Questa caratteristica permetteva a Giano di controllare chi entrava o usciva dalla porta, in latino “ianua”, attraverso la quale entravano le Janare. Questa ipotesi però appare la più debole.

La più accreditata potrebbe invece essere quella secondo la quale sarebbero sacerdotesse di Diana Caria. La dea da cui deriva il culto del sabba. Il rituale che abbiamo già conosciuto era così detto perché le janare si immergevano nel Sabato, un fiume del Sannio.
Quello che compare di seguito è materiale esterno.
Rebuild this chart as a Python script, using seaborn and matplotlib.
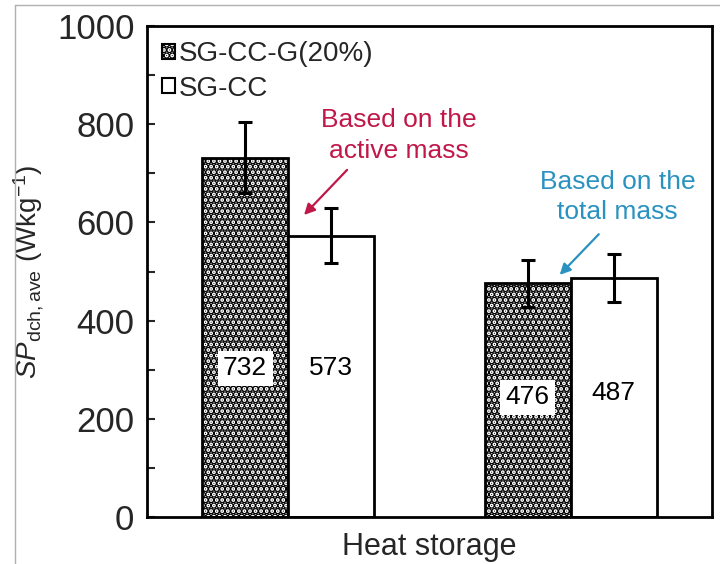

Come canto liturgico per questo convivio pare recitassero una cantilena:

«’nguento ’nguento, mànname a lu nocio ‘e Beneviente, sott’a ll’acqua e sotto ô viento, sotto â ogne maletiempo». (Unguento unguento mandami al noce di Benevento, con l’acqua e con il vento).

Queste spiegherebbero anche perché sono considerate le streghe di Benevento.

 

Anche il mondo dell’arte le ricorda

 

Esiste anche una versione più terrena di queste streghe. Sarebbero una specie di dottor Jekyll e del mister Hyde. Normalissime donne ma dotate di grandi conoscenze delle arti occulte: fattucchiere.

Il cinema e il teatro hanno tratto spunto da queste leggende.

Roberto Bontà Polito, nel 2015 girò Janara, la leggenda delle streghe di Benevento ambientata a San Lupo, nel Sannio.

Giovanni Del Prete, realizzò un’opera teatrale con lo stesso titolo, Janara, ma basato sullo studio dell’animo umano nell’ambito delle antiche tradizioni popolari. Indirizzo che proseguì con ’Mbriana, improntata sulla stessa ricerca. Insomma, delle opere “impegnate”, destinate ad un pubblico più ristretto.

Nel 2017 fu presentata nella Biblioteca Provinciale Mellusi di Benevento, una mostra con pannelli didattici raffiguranti disegni, fotografie, incisioni, acquarelli e dipinti celebri che offivano numerosi spunti di riflessione, tra l’altro, sulla distorsione dell’immagine della donna, raffigurata come essere ostile e pericoloso. In pratica streghe e janare.